Multiple sources for regional hotspot volcanism are suggested by tomographic images of the lowermost mantle that show heterogeneous slow regions in which slower, D'' hotspots are embedded (e.g., Garnero, 2000). Multiple fingerlike convective instabilities in the upper mantle have recently been proposed to explain the Tertiary-Quaternary volcanism of western and central Europe (Wilson and Patterson, 2001). If multiple mantle plumes can arise from individual heterogeneous slow regions at either the core mantle boundary or the 670-km discontinuity (i.e., the first alternative), then much, if not all, of the temporal and spatial variability displayed by the volcanic products attributed to the Kerguelen hotspot could be explained. This scenario might also explain some but not all of the geochemical heterogeneity in magma sources inferred from the variable radiogenic isotope ratios in basalt associated with the Kerguelen hotspot (e.g., Figs. F7, F8). If a plume is geochemically heterogeneous, as seems likely, the second alternative, splitting of a single plume into several diapirs, can also explain temporal, spatial, and geochemical variability in the volcanism. In Early Cretaceous time, separate mantle diapirs could have produced the Bunbury Basalt, the SKP, the Rajmahal Traps/Indian lamprophyres, the Antarctic lamprophyres, and the CKP/Broken Ridge. Additionally, separate mantle diapirs from the same source region could account for massive Cretaceous volcanism offshore Western Australia that has not so far been linked to the Kerguelen hotspot (e.g., Symonds et al., 1998). As mantle circulation rates slowed during the Late Cretaceous, a single plume conduit could have become continuous and long-lived, producing the Ninetyeast Ridge. Thereafter, old oceanic lithosphere, slow Antarctic plate motion relative to the plume conduit, and thickened Cretaceous Kerguelen Plateau lithosphere may account for the lack of a well-defined hotspot trace since 40 Ma.
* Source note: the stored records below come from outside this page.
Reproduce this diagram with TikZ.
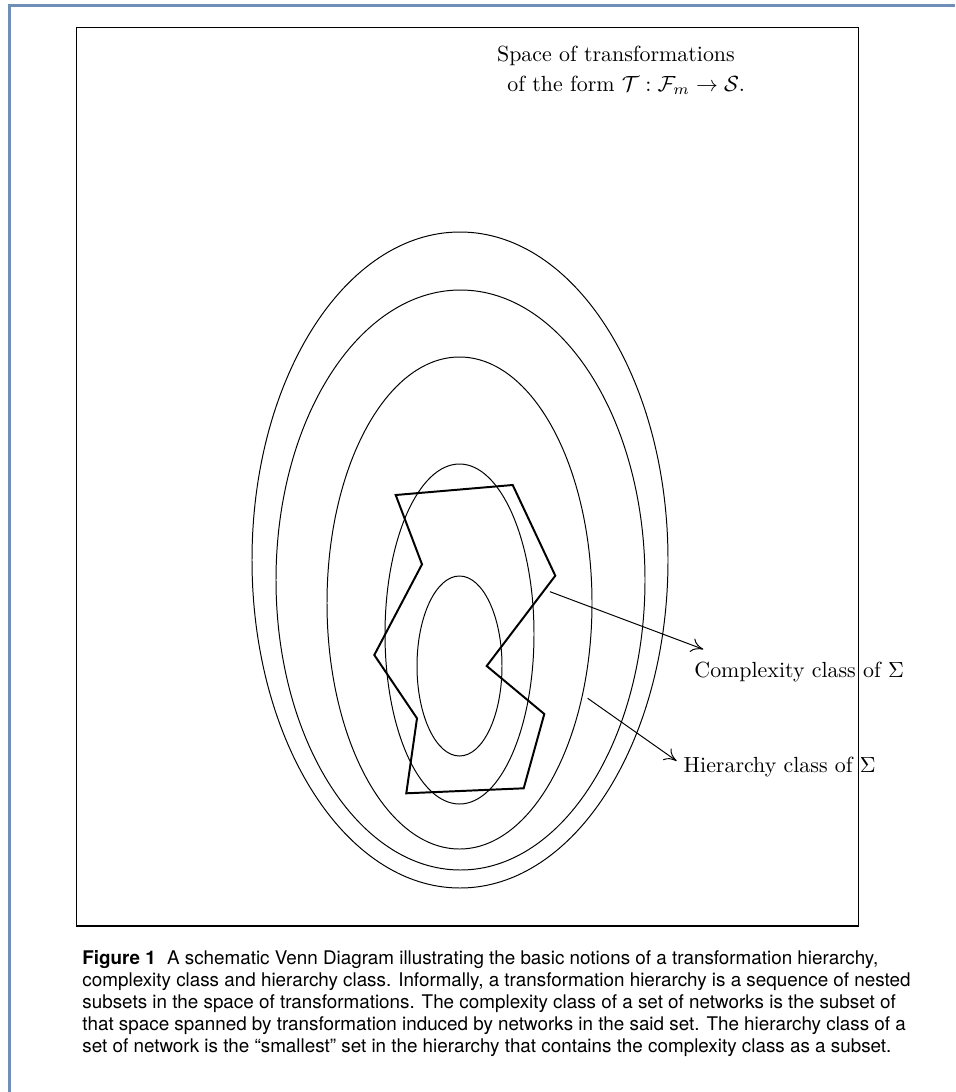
\documentclass[tikz,border=0pt]{standalone}
\usepackage{fontspec}
\newfontfamily\capfont{TeX Gyre Heros}
\usetikzlibrary{positioning, calc, arrows.meta}
\definecolor{framecol}{HTML}{6F8FB8}

\begin{document}
\begin{tikzpicture}[
        x=0.4566pt, y=-0.4566pt,
        font=\fontsize{10}{12}\selectfont,
        set/.style={draw, line width=0.45pt},
        region/.style={draw, line width=0.9pt, line join=miter},
        tag/.style={inner sep=0pt, anchor=base west},
        pointer/.style={-{To[length=5.5pt, width=6.5pt]}, line width=0.45pt},
        caption/.style={inner sep=0pt, anchor=north west, align=left,
                        font=\capfont\fontsize{8.6}{10}\selectfont}
    ]
        \useasboundingbox (0,0) rectangle (955,1092);

        % Frames
        \draw[framecol, line width=1pt] (9.5,1092) |- (955,5.5);
        \draw[line width=0.7pt] (76.5,27.5) rectangle (858.7,926);

        % Nested sets
        \draw[set] (460,560) ellipse [x radius=208, y radius=328];
        \draw[set] (460.5,580) ellipse [x radius=184.5, y radius=290];
        \draw[set] (459.5,603) ellipse [x radius=132.5, y radius=246];
        \draw[set] (459.5,634) ellipse [x radius=74.5, y radius=170];
        \draw[set] (459.5,666) ellipse [x radius=42.5, y radius=90];

        % Complexity class
        \draw[region] (395.7,495) -- (512.7,485) -- (555.3,575.7) -- (486.7,666)
            -- (544.3,714) -- (523.7,788.3) -- (406.3,793.3) -- (417,718.3)
            -- (374.3,655) -- (422,564.3) -- cycle;

        % Labels
        \node[tag] (space1) at (496.7,61) {Space of transformations};
        \node[tag] (space2) at ($(space1.base west)+(10.3,30.7)$)
            {of the form $\mathcal{T}:\mathcal{F}_m\to\mathcal{S}$.};
        \node[tag] (cplx) at (694,677) {Complexity class of $\Sigma$};
        \node[tag] (hier) at (683.3,772) {Hierarchy class of $\Sigma$};

        \coordinate (cplxfrom) at (550,591.7);
        \coordinate (cplxto) at (703.3,649.3);
        \coordinate (hierfrom) at (587.7,698.3);
        \coordinate (hierto) at (676.7,761);

        \draw[pointer] (cplxfrom) -- (cplxto);
        \draw[pointer] (hierfrom) -- (hierto);

        % Caption
        \node[caption] (cap) at (82,950) {\textbf{Figure 1}\hspace{0.6em}A schematic Venn Diagram illustrating the basic notions of a transformation hierarchy,\\
complexity class and hierarchy class. Informally, a transformation hierarchy is a sequence of nested\\
subsets in the space of transformations. The complexity class of a set of networks is the subset of\\
that space spanned by transformation induced by networks in the said set. The hierarchy class of a\\
set of network is the “smallest” set in the hierarchy that contains the complexity class as a subset.};
\end{tikzpicture}
\end{document}
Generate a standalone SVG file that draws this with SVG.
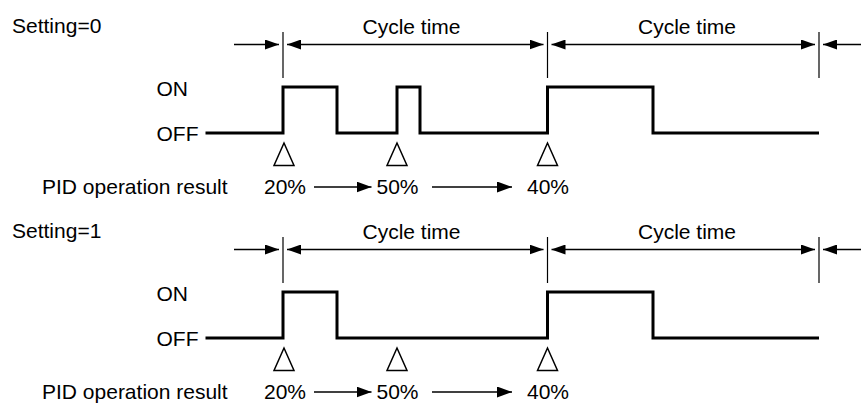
<svg xmlns="http://www.w3.org/2000/svg" width="861" height="403" viewBox="0 0 861 403">
<defs>
<marker id="ah" markerUnits="userSpaceOnUse" markerWidth="14" markerHeight="10" refX="14" refY="5" orient="auto-start-reverse" viewBox="0 0 14 10">
<path d="M0,0 L14,5 L0,10 z" fill="#000"/>
</marker>
<marker id="ah2" markerUnits="userSpaceOnUse" markerWidth="15" markerHeight="11" refX="15" refY="5.5" orient="auto" viewBox="0 0 15 11">
<path d="M0,0 L15,5.5 L0,11 z" fill="#000"/>
</marker>
<style>
text{font-family:"Liberation Sans",Arial,sans-serif;font-size:21px;fill:#000}
.dim{stroke:#000;stroke-width:1.3;fill:none}
.tick{stroke:#000;stroke-width:1.2}
.sig{stroke:#000;stroke-width:3;fill:none;stroke-linejoin:miter}
.tri{stroke:#000;stroke-width:1.5;fill:#fff}
.mid{text-anchor:middle}
</style>
</defs>
<rect width="861" height="403" fill="#fff"/>

<g id="setting0">
<text x="12" y="32.5">Setting=0</text>
<text x="156.5" y="96">ON</text>
<text x="156.5" y="141">OFF</text>
<text x="42" y="194">PID operation result</text>
<text class="mid" x="411.5" y="34">Cycle time</text>
<text class="mid" x="687" y="34">Cycle time</text>
<path id="signal0" class="sig" d="M205.5 133 H283 V87 H337 V133 H397 V87 H420 V133 H547.5 V87 H653 V133 H819"/>
<g id="ticks0" class="tick">
<line x1="283" y1="32" x2="283" y2="78"/>
<line x1="547.5" y1="32" x2="547.5" y2="78"/>
<line x1="819" y1="32" x2="819" y2="78"/>
</g>
<g id="triggers0" class="tri">
<polygon points="284,143 274,165.5 294,165.5"/>
<polygon points="397,143 387,165.5 407,165.5"/>
<polygon points="547.5,143 537.5,165.5 557.5,165.5"/>
</g>
<text x="264" y="194">20%</text>
<text x="376.5" y="194">50%</text>
<text x="527" y="194">40%</text>
</g>

<g id="setting1">
<text x="12" y="237.5">Setting=1</text>
<text x="156.5" y="301">ON</text>
<text x="156.5" y="346">OFF</text>
<text x="42" y="399">PID operation result</text>
<text class="mid" x="411.5" y="239">Cycle time</text>
<text class="mid" x="687" y="239">Cycle time</text>
<path id="signal1" class="sig" d="M205.5 338 H283 V292 H337 V338 H547.5 V292 H653 V338 H819"/>
<g id="ticks1" class="tick">
<line x1="283" y1="237" x2="283" y2="283"/>
<line x1="547.5" y1="237" x2="547.5" y2="283"/>
<line x1="819" y1="237" x2="819" y2="283"/>
</g>
<g id="triggers1" class="tri">
<polygon points="284,348 274,370.5 294,370.5"/>
<polygon points="397,348 387,370.5 407,370.5"/>
<polygon points="547.5,348 537.5,370.5 557.5,370.5"/>
</g>
<text x="264" y="399">20%</text>
<text x="376.5" y="399">50%</text>
<text x="527" y="399">40%</text>
</g>

<g id="connectors" class="dim">
<line x1="234" y1="44.5" x2="279" y2="44.5" marker-end="url(#ah)"/>
<line x1="287" y1="44.5" x2="543.5" y2="44.5" marker-start="url(#ah)" marker-end="url(#ah)"/>
<line x1="551.5" y1="44.5" x2="815" y2="44.5" marker-start="url(#ah)" marker-end="url(#ah)"/>
<line x1="861" y1="44.5" x2="823" y2="44.5" marker-end="url(#ah)"/>
<line x1="314" y1="187" x2="371.5" y2="187" marker-end="url(#ah2)"/>
<line x1="432" y1="187" x2="512" y2="187" marker-end="url(#ah2)"/>

<line x1="234" y1="249.5" x2="279" y2="249.5" marker-end="url(#ah)"/>
<line x1="287" y1="249.5" x2="543.5" y2="249.5" marker-start="url(#ah)" marker-end="url(#ah)"/>
<line x1="551.5" y1="249.5" x2="815" y2="249.5" marker-start="url(#ah)" marker-end="url(#ah)"/>
<line x1="861" y1="249.5" x2="823" y2="249.5" marker-end="url(#ah)"/>
<line x1="314" y1="392" x2="371.5" y2="392" marker-end="url(#ah2)"/>
<line x1="432" y1="392" x2="512" y2="392" marker-end="url(#ah2)"/>
</g>
</svg>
Little is known about how the mass and energy fluxes of mantle plumes varies with time. Hawaii, the prototypical plume with its continuity of magma output over time (e.g., Duncan and Clague, 1985), is probably an end-member of the spectrum. At the other end of the spectrum are short-lived, massive bursts of flood basalt volcanism that lack any obvious subsequent volcanic record (e.g., the Central Atlantic magmatic province) (Marzoli et al., 1999). The Kerguelen plume appears to lie somewhere in the middle of this spectrum, as well-defined hotspot tracks are difficult to discern both before and after the creation of Ninetyeast Ridge. Finally, the obvious role for a continental component at several locations in the Kerguelen Plateau and Broken Ridge shows that even in an oceanic setting a plume can interact with continental lithosphere.